Charge and spin Drude weight of the one-dimensional extended Hubbard model at quarter-filling

TL;DR

This study uses advanced numerical methods to analyze charge and spin transport in the one-dimensional extended Hubbard model at quarter-filling, revealing phase-dependent behaviors and finite-size effects.

Contribution

It provides the first detailed numerical analysis of Drude weights in the extended Hubbard model across different interaction parameters using DMRG and compares results with theoretical predictions.

Findings

Charge Drude weight is discontinuous at the Kosterlitz-Thouless transition.

Spin Drude weight remains finite and varies smoothly across phases.

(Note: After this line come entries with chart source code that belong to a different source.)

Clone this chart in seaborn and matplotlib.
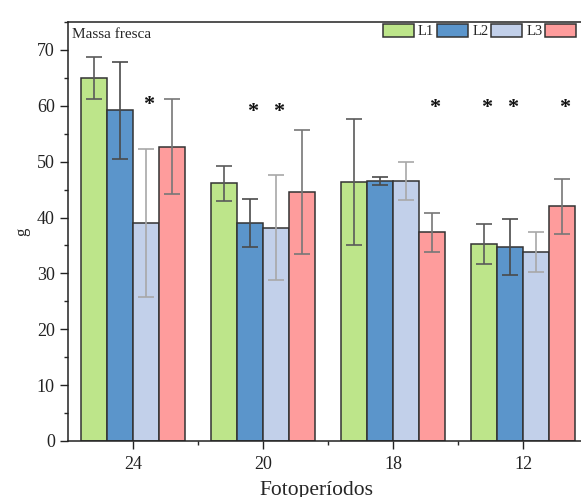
import numpy as np
import pandas as pd
import seaborn as sns
import matplotlib.pyplot as plt
from matplotlib.ticker import MultipleLocator

# data
categories = ['24', '20', '18', '12']
series = ['L1', 'L2', 'L3', 'HPS']

l1 = [65.0, 46.1, 46.4, 35.3]
l2 = [59.2, 39.1, 46.5, 34.8]
l3 = [39.0, 38.2, 46.6, 33.8]
hps = [52.7, 44.5, 37.4, 42.0]

l1_err = [3.8, 3.1, 11.3, 3.6]
l2_err = [8.7, 4.3, 0.7, 5.0]
l3_err = [13.2, 9.4, 3.4, 3.6]
hps_err = [8.5, 11.1, 3.5, 4.9]

# significance marks: (category, series, height)
stars = [('24', 'L3', 60.2),
         ('20', 'L2', 58.9), ('20', 'L3', 58.9),
         ('18', 'HPS', 59.6),
         ('12', 'L1', 59.6), ('12', 'L2', 59.6), ('12', 'HPS', 59.6)]

#--------------------------------------------------------------------------------------------------

means = [l1, l2, l3, hps]
errs = [l1_err, l2_err, l3_err, hps_err]

df = pd.DataFrame({
    'foto': np.repeat([categories], len(series), axis=0).ravel(),
    'serie': np.repeat(series, len(categories)),
    'g': np.ravel(means),
})

colors = ['#bde58a', '#5b95cb', '#c2d0ea', '#fe9c9c']
err_colors = ['#5a5a5a', '#4a4a4a', '#a8a8a8', '#777777']

sns.set_style('ticks')
plt.rcParams['font.family'] = ['Liberation Serif', 'DejaVu Serif']

fig = plt.figure(figsize=(5.81, 4.97), dpi=100)
ax = fig.add_axes([0.117, 0.1127, 0.895, 0.843])

sns.barplot(x='foto', y='g', hue='serie', data=df, order=categories,
            hue_order=series, palette=colors, width=0.8, errorbar=None,
            edgecolor='#333333', linewidth=1.1, saturation=1, ax=ax)

# error bars at the centre of every bar
centers = {}
bar_groups = list(ax.containers)
for i, cont in enumerate(bar_groups):
    xs = [p.get_x() + p.get_width() / 2 for p in cont.patches]
    ax.errorbar(xs, means[i], yerr=errs[i], fmt='none', ecolor=err_colors[i],
                elinewidth=1.2, capsize=5.5, capthick=1.2, zorder=5)
    for c, x in zip(categories, xs):
        centers[(c, series[i])] = x

for c, s, h in stars:
    ax.text(centers[(c, s)] + 0.02, h, '*', ha='center', va='center',
            fontsize=16, fontweight='bold', color='#111111')

ax.set_xlim(-0.5, 3.5)
ax.set_ylim(0, 75)
ax.yaxis.set_major_locator(MultipleLocator(10))
ax.yaxis.set_minor_locator(MultipleLocator(5))
ax.set_xticks([0.5, 1.5, 2.5], minor=True)

ax.tick_params(axis='both', which='major', direction='out', length=6,
               width=1, labelsize=13, colors='#222222')
ax.tick_params(axis='x', which='major', pad=5)
ax.tick_params(axis='both', which='minor', direction='out', length=3, width=1)
ax.tick_params(axis='y', which='major', right=True, labelright=False)

for sp in ax.spines.values():
    sp.set_visible(True)
    sp.set_linewidth(1.1)
    sp.set_color('#222222')

ax.set_xlabel('Fotoperíodos', fontsize=15.5)
ax.xaxis.set_label_coords(0.477, -0.095)
ax.set_ylabel('g', fontsize=12, labelpad=5)

ax.text(0.008, 0.985, 'Massa fresca', transform=ax.transAxes, fontsize=11,
        ha='left', va='top')

ax.legend(loc='upper left', bbox_to_anchor=(0.606, 0.995), ncol=4,
          frameon=False, fontsize=10.5, handlelength=2.1, handleheight=0.95,
          handletextpad=0.3, columnspacing=0.2, borderpad=0,
          borderaxespad=0)

fig.savefig('out.png', dpi=100)
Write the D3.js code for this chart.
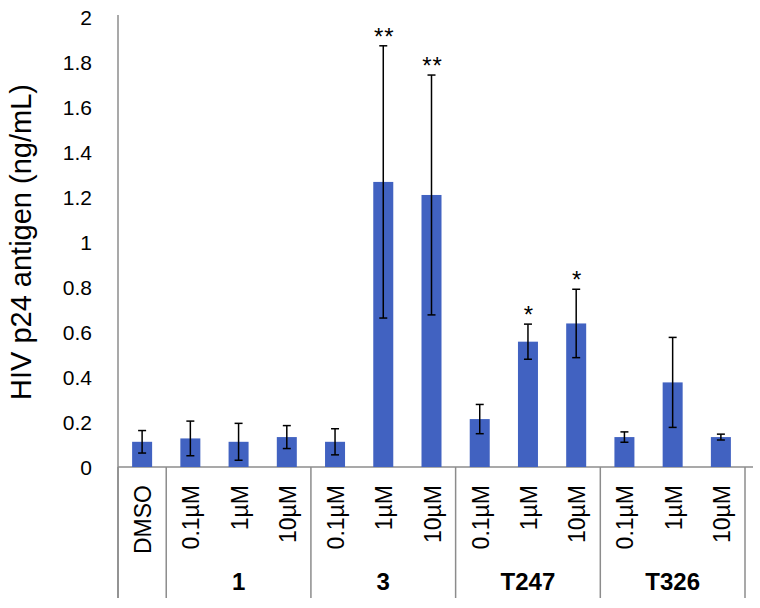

Finite-size scaling behaviors differ between metallic and insulating regions.

Abstract

We calculate the charge and spin Drude weight of the one-dimensional extended Hubbard model with on-site repulsion $U$ and nearest-neighbor repulsion $V$ at quarter filling using the density-matrix renormalization group method combined with a variational principle. Our numerical results for the Hubbard model (V=0) agree with exact results obtained from the Bethe ansatz solution. We obtain the contour map for both Drude weights in the $UV$-parameter space for repulsive interactions. We find that the charge Drude weight is discontinuous across the Kosterlitz-Thouless transition between the Luttinger liquid and the charge-density-wave insulator, while the spin Drude weight varies smoothly and remains finite in both phases. Our results can be generally understood using bosonization and renormalization group results. The finite-size scaling of the charge Drude weight is well fitted by a polynomial function of the inverse system size in the metallic region. In the insulating region we find an exponential decay of the finite-size corrections with the system size and a universal relation between the charge gap $\Delta_c$ and the correlation length $\xi$ which controls this exponential decay.